SBU students share Christ worldwide
By Jana Harrelson
September 16, 2004
BOLIVAR – It was a busy summer for nearly 100 Southwest Baptist University students as they traveled the world to share Christ’s love through missions. Trips were taken to India, London, Southwest China, San Diego/Mexico, Athens and Nepal.
The Nepal team spent most of their time prayer walking and even helped a village with their wheat harvest. “While building relationships and covering the village with materials, we ended up spending a good amount of time in a small teashop,” shared David Ginnings, a senior history major from Camdenton.
The owner of the teashop was an older lady who was very interested in having her children become more educated in English. Ginnings and the team translator volunteered to teach the English lessons.
“The Lord’s plan was revealed immediately, by the student’s interest in Jesus,” said Ginnings. The two showed the Jesus film in the shop the next evening.
“Word traveled fast in the small village and many people in addition to our students showed up,” shared Ginnings. The film was a success as questions were answered and testimonies were shared.
“Not only did the word of Christian teachers travel fast in the village, but it traversed the valley and found its way to the neighboring village,” said Ginnings. That village was the home of the military training center and the regional government. The following day, Nepali army officials were sent to investigate the situation.
Word was sent to the group that two Nepalese army officers were waiting in front of the teashop with some of the materials that were distributed, and they wanted to talk to group. The contact that the team was working with in Nepal suggested that only two Americans and two Nepalese go, so the team leader, Kevin Hill, Ginning and two translators prepared for the two-hour trek.
The group decided that if the four members had not returned by 6 p.m., then the team should “figure something out.” “Our pace was brisk, but the conversation still — the scripture that I had meditated on that morning, Isaiah 7:9, repeated firmly in my mind, ‘If you do not stand firm in your faith, you will not stand at all’,” said Ginnings.
The army officers met with two students from the Bible Institute and the four team members and eventually escorted them all to the neighboring village.
“As we entered the government confines, the streets were laced with men and automatic weapons. This was the location where the law was established, although not followed,” remarked Ginnings.

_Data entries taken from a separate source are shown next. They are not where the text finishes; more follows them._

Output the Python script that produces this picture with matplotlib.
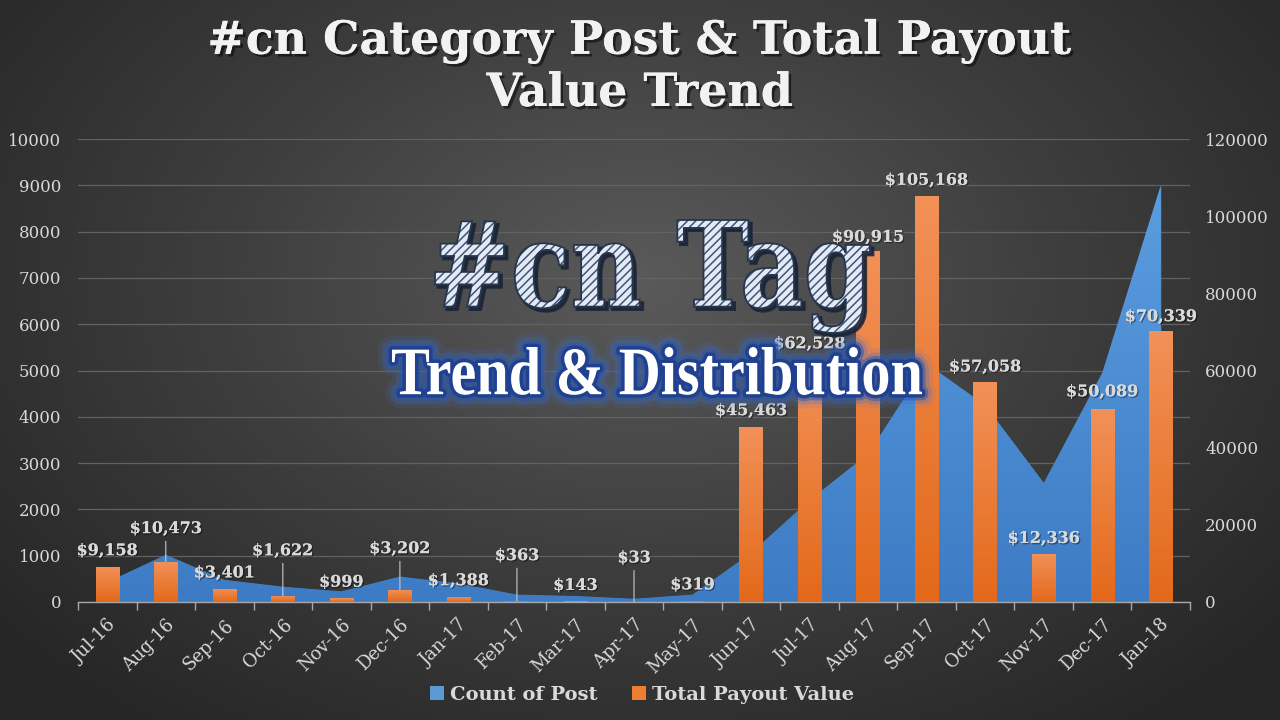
import numpy as np
import matplotlib
matplotlib.use("Agg")
import matplotlib.pyplot as plt
from matplotlib.textpath import TextPath
from matplotlib.font_manager import FontProperties
from matplotlib.patches import PathPatch, Patch
from matplotlib.transforms import Affine2D
from matplotlib.colors import LinearSegmentedColormap
import matplotlib.patheffects as pe

# ---------------- data ----------------
months = ["Jul-16", "Aug-16", "Sep-16", "Oct-16", "Nov-16", "Dec-16", "Jan-17",
          "Feb-17", "Mar-17", "Apr-17", "May-17", "Jun-17", "Jul-17", "Aug-17",
          "Sep-17", "Oct-17", "Nov-17", "Dec-17", "Jan-18"]
post_counts = [430, 1020, 480, 330, 230, 550, 400, 160, 130, 70, 160,
               1060, 2200, 3200, 5150, 4250, 2570, 4950, 9000]
payouts = [9158, 10473, 3401, 1622, 999, 3202, 1388, 363, 143, 33, 319,
           45463, 62528, 90915, 105168, 57058, 12336, 50089, 70339]
left_ticks = list(range(0, 10001, 1000))
right_ticks = list(range(0, 120001, 20000))
series_names = ["Count of Post", "Total Payout Value"]
title_lines = ["#cn Category Post & Total Payout", "Value Trend"]
banner_main = "#cn Tag"
banner_sub = "Trend & Distribution"
# label lift above bar top (pixels); large lifts get leader lines
label_lift_px = [16, 33, 16, 45, 16, 41, 16, 45, 16, 44, 16,
                 16, 17, 14, 16, 15, 16, 17, 14]

W, H = 1280, 720
plt.rcParams['hatch.linewidth'] = 1.1
TXT = '#d9d9d9'
SERIF = 'DejaVu Serif'

fig = plt.figure(figsize=(12.8, 7.2), dpi=100)

# ---------------- background ----------------
bg = fig.add_axes([0, 0, 1, 1], zorder=-10)
yy, xx = np.mgrid[0:H, 0:W]
r = np.sqrt(((xx - 640) / 830.0) ** 2 + ((yy - 280) / 560.0) ** 2)
r = np.clip(r, 0, 1)
bg_cmap = LinearSegmentedColormap.from_list('bg', ['#5a5a5a', '#3e3e3e', '#262626'])
bg.imshow(r, cmap=bg_cmap, aspect='auto', interpolation='bilinear')
bg.axis('off')

# ---------------- main axes ----------------
ax = fig.add_axes([78 / W, 1 - 602 / H, (1190 - 78) / W, (602 - 139) / H])
ax.set_facecolor('none')
ax2 = ax.twinx()
x = np.arange(len(months))

grad = np.linspace(0, 1, 256).reshape(-1, 1)

poly = ax.fill_between(x, post_counts, 0, color='#4a8fd8', lw=0, zorder=2)
area_cmap = LinearSegmentedColormap.from_list('a', ['#3d7cc4', '#5fa0e2'])
im = ax.imshow(grad, cmap=area_cmap, extent=(-0.5, len(months) - 0.5, 0, 10000),
               aspect='auto', origin='lower', zorder=2.1)
im.set_clip_path(poly.get_paths()[0], transform=ax.transData)

bars = ax2.bar(x, payouts, width=0.4, color='#ed7d31', zorder=3)
bar_cmap = LinearSegmentedColormap.from_list('b', ['#e3691a', '#f29158'])
for b in bars:
    gi = ax2.imshow(grad, cmap=bar_cmap,
                    extent=(b.get_x(), b.get_x() + b.get_width(), 0, b.get_height()),
                    aspect='auto', origin='lower', zorder=3.1)
    gi.set_clip_path(b)

ax.set_xlim(-0.5, len(months) - 0.5)
ax.set_ylim(0, 10000)
ax2.set_ylim(0, 120000)

ax.set_yticks(left_ticks)
ax2.set_yticks(right_ticks)
ax.yaxis.grid(True, color='#626262', lw=0.9)
ax.set_axisbelow(True)

for s in ['top', 'left', 'right']:
    ax.spines[s].set_visible(False)
for s in ax2.spines.values():
    s.set_visible(False)
ax.spines['bottom'].set_color('#a8a8a8')
ax.spines['bottom'].set_linewidth(1.0)

ax.set_xticks(x)
ax.set_xticklabels(months, rotation=45, ha='right', rotation_mode='anchor',
                   color=TXT, family=SERIF, size=13)
ax.tick_params(axis='x', which='major', length=0, pad=10)
ax.set_xticks(np.arange(-0.5, len(months)), minor=True)
ax.tick_params(axis='x', which='minor', length=6, color='#a8a8a8', width=1)
ax.tick_params(axis='y', length=0, pad=12, labelcolor=TXT)
ax2.tick_params(axis='y', length=0, pad=11, labelcolor=TXT)
for lab in ax.get_yticklabels() + ax2.get_yticklabels():
    lab.set_fontfamily(SERIF)
    lab.set_fontsize(12)

# data labels
lab_font = dict(family=SERIF, weight='bold', size=11.5)
for i, (xi, v) in enumerate(zip(x, payouts)):
    lift = label_lift_px[i]
    kw = dict(xy=(xi, v), xytext=(0, lift), textcoords='offset pixels',
              ha='center', va='center', color=TXT, zorder=8,
              path_effects=[pe.withSimplePatchShadow(offset=(1, -1), shadow_rgbFace='black', alpha=0.4),
                            pe.Normal()], **lab_font)
    if lift > 25:
        kw['arrowprops'] = dict(arrowstyle='-', color='#c8c8c8', lw=0.8,
                                shrinkA=1, shrinkB=0, relpos=(0.5, 0.0))
    ax2.annotate(f"${v:,}", **kw)

# legend
handles = [Patch(facecolor='#5b9bd5', edgecolor='none'),
           Patch(facecolor='#ed7d31', edgecolor='none')]
fig.legend(handles, series_names, loc='center', bbox_to_anchor=(642 / W, 1 - 695 / H),
           ncol=2, frameon=False,
           prop=FontProperties(family=SERIF, weight='bold', size=14),
           labelcolor=TXT, handlelength=0.7, handleheight=0.7,
           handletextpad=0.3, columnspacing=1.8)

# title
title_kw = dict(ha='center', va='center', color='#f2f2f2', family=SERIF,
                weight='bold', size=33,
                path_effects=[pe.withSimplePatchShadow(offset=(2, -2), shadow_rgbFace='black', alpha=0.5),
                              pe.Normal()])
fig.text(0.5, 1 - 41 / H, title_lines[0], **title_kw)
fig.text(0.5, 1 - 93 / H, title_lines[1], **title_kw)

# ---------------- overlay banner ----------------
ov = fig.add_axes([0, 0, 1, 1], zorder=20)
ov.set_xlim(0, W)
ov.set_ylim(0, H)
ov.axis('off')
ov.patch.set_visible(False)


def fitted_path(s, family, weight, box):
    tp = TextPath((0, 0), s, size=100, prop=FontProperties(family=family, weight=weight))
    ext = tp.get_extents()
    x0, ytop, x1, ybot = box
    sx = (x1 - x0) / ext.width
    sy = (ybot - ytop) / ext.height
    tr = Affine2D().translate(-ext.x0, -ext.y0).scale(sx, sy).translate(x0, H - ybot)
    return tr.transform_path(tp)


main_path = fitted_path(banner_main, SERIF, 'bold', (435, 220, 870, 333))
ov.add_patch(PathPatch(main_path, transform=Affine2D().translate(3, -3) + ov.transData,
                       fc='#1b2436', ec='#1b2436', lw=2, alpha=0.85))
ov.add_patch(PathPatch(main_path, fc='#e4eaf3', ec='none'))
ov.add_patch(PathPatch(main_path, fc='none', ec='#3f5479', lw=0, hatch='////'))
ov.add_patch(PathPatch(main_path, fc='none', ec='#26364f', lw=1.3))

sub_path = fitted_path(banner_sub, 'Liberation Serif', 'bold', (392, 347, 922, 395))
for lw, a, c in [(20, 0.12, '#3f78d8'), (14, 0.25, '#3a6fd0'), (9, 0.5, '#2a55b0'), (5, 0.9, '#1d3f8f')]:
    ov.add_patch(PathPatch(sub_path, fc='none', ec=c, lw=lw, alpha=a,
                           joinstyle='round', capstyle='round'))
ov.add_patch(PathPatch(sub_path, fc='#1d3f8f', ec='none', alpha=0.9))
ov.add_patch(PathPatch(sub_path, fc='white', ec='none'))

fig.savefig('out.png', dpi=100)
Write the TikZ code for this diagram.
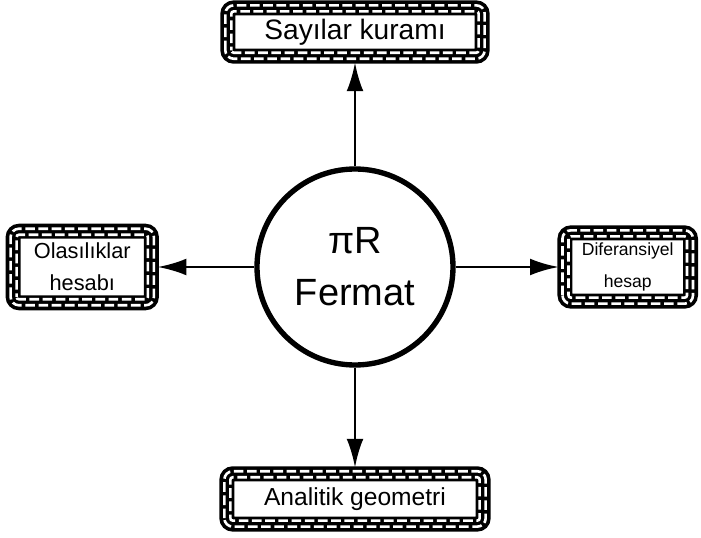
\documentclass[tikz,border=0pt]{standalone}
\usepackage{fontspec}
\setmainfont{Liberation Sans}
\usetikzlibrary{positioning,arrows.meta,calc}

% brick-wall frame drawn round a named node
\newcommand{\brickframe}[1]{%
  \draw[line width=0.34cm, rounded corners=0.13cm]
    ($(#1.south west)+(0.17,0.17)$) rectangle ($(#1.north east)-(0.17,0.17)$);
  \draw[white, line width=0.065cm, rounded corners=0.21cm,
        dash pattern=on 0.24cm off 0.09cm]
    ($(#1.south west)+(0.09,0.09)$) rectangle ($(#1.north east)-(0.09,0.09)$);
  \draw[white, line width=0.065cm, rounded corners=0.06cm,
        dash pattern=on 0.24cm off 0.09cm, dash phase=0.15cm]
    ($(#1.south west)+(0.24,0.24)$) rectangle ($(#1.north east)-(0.24,0.24)$);
  \draw[line width=2pt, rounded corners=0.3cm]
    (#1.south west) rectangle (#1.north east);
}

\begin{document}
\begin{tikzpicture}[
        hub/.style={circle, draw, line width=3.8pt, minimum size=4.9cm,
                    align=center, font=\fontsize{27}{37}\selectfont},
        brick/.style={rectangle, align=center, inner sep=0pt},
        arr/.style={-{Latex[length=0.72cm, width=0.42cm]}, line width=2pt}
      ]
        \useasboundingbox (-8.875,-6.75) rectangle (8.65,6.675);

        \node[hub] (fermat) at (0,0) {πR\\Fermat};

        \node[brick, minimum width=6.65cm, minimum height=1.5cm,
              above=2.6cm of fermat, font=\fontsize{20}{24}\selectfont] (sayilar) {Sayılar kuramı};
        \node[brick, minimum width=3.75cm, minimum height=2.08cm,
              left=2.42cm of fermat, font=\fontsize{15.5}{23}\selectfont] (olasilik) {Olasılıklar\\hesabı};
        \node[brick, minimum width=3.43cm, minimum height=2cm,
              right=2.58cm of fermat, font=\fontsize{12.5}{23}\selectfont] (diferansiyel) {Diferansiyel\\hesap};
        \node[brick, minimum width=6.7cm, minimum height=1.55cm,
              below=2.5cm of fermat, font=\fontsize{17.5}{20}\selectfont] (analitik) {Analitik geometri};

        \brickframe{sayilar}
        \brickframe{olasilik}
        \brickframe{diferansiyel}
        \brickframe{analitik}

        \draw[arr] (fermat) -- (sayilar);
        \draw[arr] (fermat) -- (olasilik);
        \draw[arr] (fermat) -- (diferansiyel);
        \draw[arr] (fermat) -- (analitik);
      \end{tikzpicture}
\end{document}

While the two translators went to speak with the high-ranking official, the two team members were lead into holding cells surrounded by concrete walls and barbwire. After awhile, one of the translators returned and told them that the students from the Bible Institute would have to leave the village and return to home. The team from SBU would be able to stay but they would have to give them all of their materials and were no longer allowed to preach the Gospel.
The group was released and as they began to prepare for the trip back, they prayed that the Lord would reveal His purpose for this obstacle. The officials escorted the group back and on the way, they began to visit with the officers. “Both of them spoke a fair amount of English and were eager to engage in small talk,” said Ginnings. As they approached the teashop, the team members asked if the officers wanted to stop for some tea, which is a very common practice in Nepal.
As they were drinking the tea, the translators began sharing their testimonies with the Nepali officers. “We were in the teashop for over an hour, and the officers were obviously moved and sincerely prayed with us. When we were finished they proclaimed, ‘Your God is the one true God!’ I could not believe what I was seeing,” remarkd Ginnings.
The officers subsequently told the team that they were free to go and that they would only take the materials they had already confiscated back.
“They told us to continue to preach this message, but be very cautious with the materials,” said Ginnings. The team thanked the officers, “walked on clouds praising the Lord jubilantly” and made it back to the other team members at exactly 5:59:59 p.m.